Kirk Fordham

Kirk Fordham serves as the CEO of the Miami-based Everglades Foundation. A wide range of prominent businessmen and women serve on the Board of Directors of the Foundation, including hedge fund manager Paul Tudor Jones, recording artist Jimmy Buffett, golfer Jack Nicklaus and retailer-newspaper publisher Marshall Field. On March 1, 2012, Gill Action announced Fordham as its new Executive Director.

At the Everglades Foundation, Fordham has overseen the organization's efforts to advance a wide range of massive restoration projects to protect the greater Everglades ecosystem and the water supply for most of South Florida..

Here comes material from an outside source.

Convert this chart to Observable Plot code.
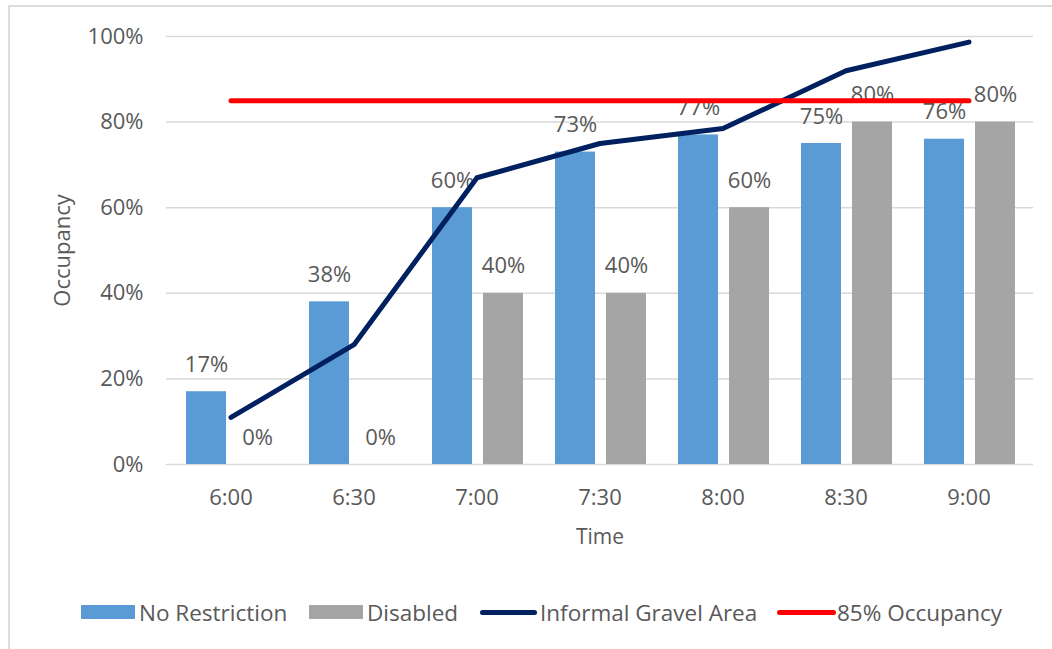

Fordham has led lobbying efforts in Tallahassee and Washington, DC to secure funding for the multi-decade restoration initiative that is important to the Florida business community, including large tourism, boating and recreational and fishing industries. Everglades restoration has broad public support in Florida among both political parties, according to a number of public opinion surveys

Fordham, working with a number of conservation and business groups, played a prominent role advocating for the acquisition of over 26,000 acres of sugar cane fields from U.S. Sugar Corporation after Governor Charlie Crist proposed a complete buyout of the corporation. The land will be used to treat pollution-laden water that flows from the agricultural fields into the Everglades, according to Fordham and other state officials.

In recent years, a number of large restoration projects have broken ground after being funded by both the Army Corps of Engineers and the state of Florida.

Prior to his work at the Everglades Foundation, he served on the staff of various U.S. Republican Party politicians. Fordham was largely unknown outside of Florida and Washington until he was confronted with the fallout from the Mark Foley scandal.

Fordham had worked for Foley, as his chief of staff and campaign manager from 1995 to 2004. Later, he was chief of staff to U.S. Representative Thomas M. Reynolds (R-NY), who, in 2006, was also the chair of the National Republican Congressional Committee.